Tofu and Broccolini Pad See Ew
Difficulty: Easy | Total Time: | Makes: 4 to 6 servings

In this vegetarian version of the popular Thai dish, we pan-fry tofu to lend it some texture and use soy sauce to pump up the flavor. Combined with crunchy broccolini and a sweet-salty sauce, it’s a satisfying, easy weeknight dinner.

INGREDIENTS
  • 1 (14-ounce) package dried wide rice noodles
  • 14 ounces firm tofu, drained and cut into large dice
  • 2/3 cup soy sauce
  • 1/2 cup water
  • 2 tablespoons packed light brown sugar
  • 1 pound broccolini, sliced on the bias into 1-inch-long pieces
  • 1/4 cup vegetable oil
  • 6 medium garlic cloves, sliced paper thin
  • 2 large eggs
INSTRUCTIONS
  1. Place the noodles in a large heatproof bowl and cover with hot tap water. Soak until loose and pliable, about 30 minutes. Separate the noodles by hand and drain; set aside.
  2. Meanwhile, place the tofu cubes on a paper-towel-lined plate; set aside. Combine the soy sauce, 1/4 cup of the water, and brown sugar in a small bowl; set aside.
  3. Heat the remaining 1/4 cup of water in a large nonstick frying pan over medium-high heat until simmering. Add the broccolini, cover with a tightfitting lid, and cook until just beginning to soften, about 2 minutes. Remove the lid and cook, stirring often, until the water has evaporated and the broccolini is just tender when pierced with a knife, about 2 minutes more. Remove the broccolini to a plate and set aside.
  4. Return the pan to medium-high heat, add the oil, and heat until shimmering. Add the reserved tofu and sauté, turning occasionally, until golden brown on all sides (be careful—the oil will splatter), about 8 to 10 minutes.
  5. Reduce the heat to medium, add the garlic, and cook until just beginning to color, about 15 seconds. Add the reserved soy sauce mixture, noodles, and broccolini and cook, tossing gently, until the noodles are soft, warmed through, and coated with sauce, about 4 minutes.
  6. Push the noodle mixture to one side of the pan, add the eggs, and scramble until they begin to set, about 30 seconds. Let the eggs cook undisturbed until solid, about 1 minute more. Remove from the heat and toss to evenly combine all the ingredients. Serve immediately.
    Write a review | 19 Reviews
  • Tofu and Broccolini Pad See Ew Recipe
    5

    Sounds awful and clearly not an authentic version of Pad See Ew.

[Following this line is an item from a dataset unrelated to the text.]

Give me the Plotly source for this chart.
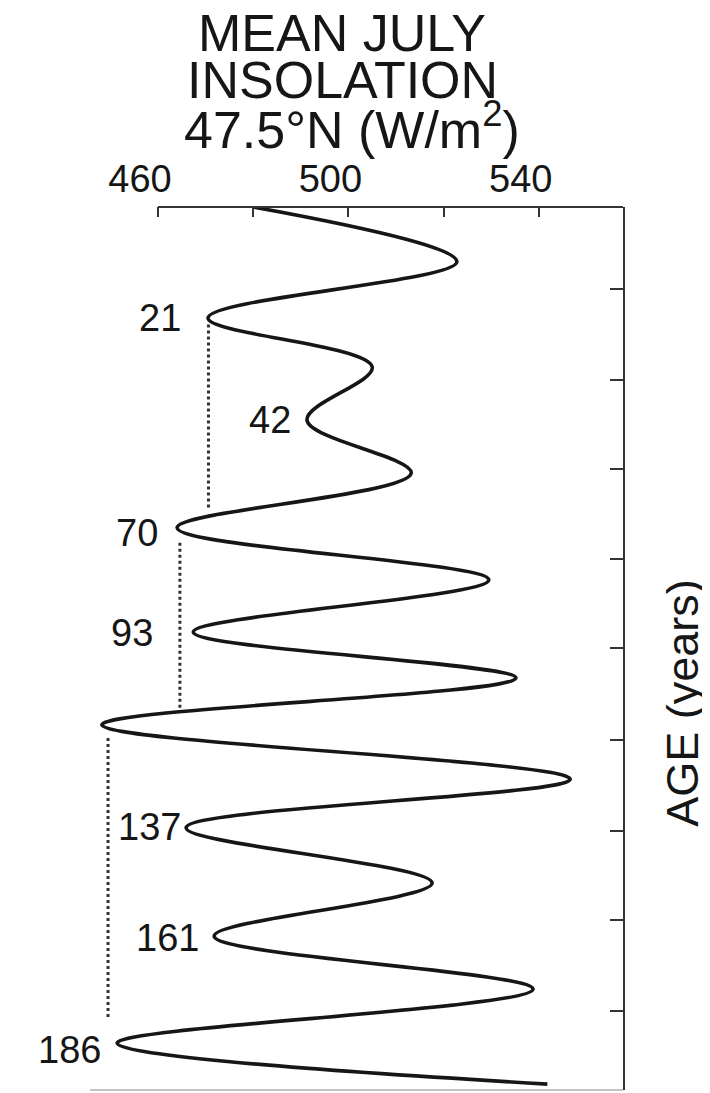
import plotly.graph_objects as go

# Curve turning points (age, W/m2)
ages = [-4.1, 8.3, 21.0, 32.1, 44.1, 56.1, 68.5, 80.3, 92.1, 102.5,
        113.1, 125.4, 136.4, 148.9, 160.9, 172.9, 185.1, 194.4]
insolation = [480.0, 522.8, 470.5, 505.0, 491.3, 513.2, 464.0, 529.5, 467.4, 535.2,
              448.2, 546.6, 465.9, 517.6, 471.8, 538.8, 451.4, 541.8]

# Minimum labels
min_labels = ["21", "42", "70", "93", "114", "137", "161", "186"]
min_label_age = [21.0, 44.1, 69.7, 92.3, 113.5, 136.2, 161.3, 186.7]
min_label_x = [465.3, 488.4, 460.4, 459.4, 443.4, 465.3, 469.0, 448.4]

# Dotted reference lines
dotted_x = [470.6, 464.6, 449.5]
dotted_start = [22.5, 71.9, 116.1]
dotted_end = [64.5, 110.2, 179.7]

x_ticks = [460, 500, 540]
x_minor_ticks = [480, 520]
y_ticks = [14.4, 35.0, 55.2, 75.6, 95.7, 116.5, 137.1, 157.2, 177.8]

x_range = [445.71, 557.69]
y_range = [195.74, -4.1]

FONT = "Liberation Sans, Arial, Helvetica, sans-serif"
INK = "#161616"

fig = go.Figure()

for dx, s, e in zip(dotted_x, dotted_start, dotted_end):
    fig.add_trace(go.Scatter(x=[dx, dx], y=[s, e], mode="lines",
                             line=dict(color="#333333", width=3, dash="dot"),
                             hoverinfo="skip", showlegend=False))

fig.add_trace(go.Scatter(x=insolation, y=ages, mode="lines",
                         line=dict(color=INK, width=3.6, shape="spline", smoothing=1),
                         showlegend=False))

for t, a, xv in zip(min_labels, min_label_age, min_label_x):
    fig.add_annotation(x=xv, y=a, xref="x", yref="y", text=t, showarrow=False,
                       xanchor="right", yanchor="middle",
                       font=dict(family=FONT, size=38, color=INK))

# page body adds an 8px margin; figure coords = reference coords - 8
OFF = 8
W, H = 710 - OFF, 1093 - OFF
ml, mr, mt, mb = 90 - OFF, 87, 207 - OFF, 3
pw = W - ml - mr
ph = H - mt - mb


def px_x(px):
    return (px - OFF - ml) / pw


def px_y(py):
    return 1 + (mt - (py - OFF)) / ph


title_lines = ["MEAN JULY", "INSOLATION", "47.5°N (W/m<sup>2</sup>)"]
title_cx = [342, 342, 352]
title_cy = [33, 80, 126]
for t, cx, cy in zip(title_lines, title_cx, title_cy):
    fig.add_annotation(x=px_x(cx), y=px_y(cy), xref="paper", yref="paper", text=t,
                       showarrow=False, xanchor="center", yanchor="middle",
                       font=dict(family=FONT, size=52, color=INK))

fig.add_annotation(x=px_x(683), y=108.1, xref="paper", yref="y", text="AGE (years)",
                   textangle=-90, showarrow=False, xanchor="center", yanchor="middle",
                   font=dict(family=FONT, size=45, color=INK))

# top spine starting at the 460 tick
fig.add_shape(type="line", xref="x", yref="paper", x0=x_ticks[0], x1=x_range[1], y0=1, y1=1,
              line=dict(color="#333333", width=2))
# faint bottom edge
fig.add_shape(type="line", xref="paper", yref="paper", x0=0, x1=1, y0=0, y1=0,
              line=dict(color="#b0b0b0", width=1.5))

fig.update_layout(
    width=W, height=H,
    margin=dict(l=ml, r=mr, t=mt, b=mb),
    paper_bgcolor="white", plot_bgcolor="white",
    showlegend=False,
    xaxis=dict(range=x_range, side="top", tickvals=x_ticks,
               ticks="inside", ticklen=10, tickwidth=2, tickcolor="#333333",
               minor=dict(tickvals=x_minor_ticks, ticks="inside", ticklen=10,
                          tickwidth=2, tickcolor="#333333", showgrid=False),
               showline=False, showgrid=False, zeroline=False,
               tickfont=dict(family=FONT, size=38, color=INK),
               ticklabelshift=-18, ticklabelstandoff=6, fixedrange=True),
    yaxis=dict(range=y_range, side="right", tickvals=y_ticks, showticklabels=False,
               ticks="inside", ticklen=13, tickwidth=2, tickcolor="#333333",
               showline=True, linecolor="#333333", linewidth=2,
               showgrid=False, zeroline=False, fixedrange=True),
)

fig.write_html("out.html")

  • Tofu and Broccolini Pad See Ew Recipe
    5

    The finished product will taste nothing like Pad See Ew you get at the restaurant. There is no brown sugar in the org. recipe or soy sauce at all... 4 things you'll need is sweet and black soy sauce, oyster sauce and a little sugar.

  • You can find fried tofu at the Asian grocery stores if you rather not deal with pan frying or splattering oil at home. It'll make cooking this dish much easier.

  • I have made this dish several times and it has come out great. I have tweaked it by using regular broccoli which I steam in a separate pot then add into mixture after soy sauce is added. I have also used other things besides the tofu only because the tofu takes me too long to brown. We are vegetarian so I have used the Gardein "chicken" but I am sure this would taste great with chicken or beef. I also don't have a huge pan so I remove the mixture from the pan after the egg is added, then warm the noodles for a few minutes and then mix it all together in a large bowl. My kids really like this dish. I do have to say that the eggs is an important part of the flavor of this dish.

  • I was so excited to make one of my favorite restaurant dishes but this was super salty and disappointing. Did I do something wrong? Even friends that didn't know what it "should" taste like did not like it. It just tasted like soy sauce.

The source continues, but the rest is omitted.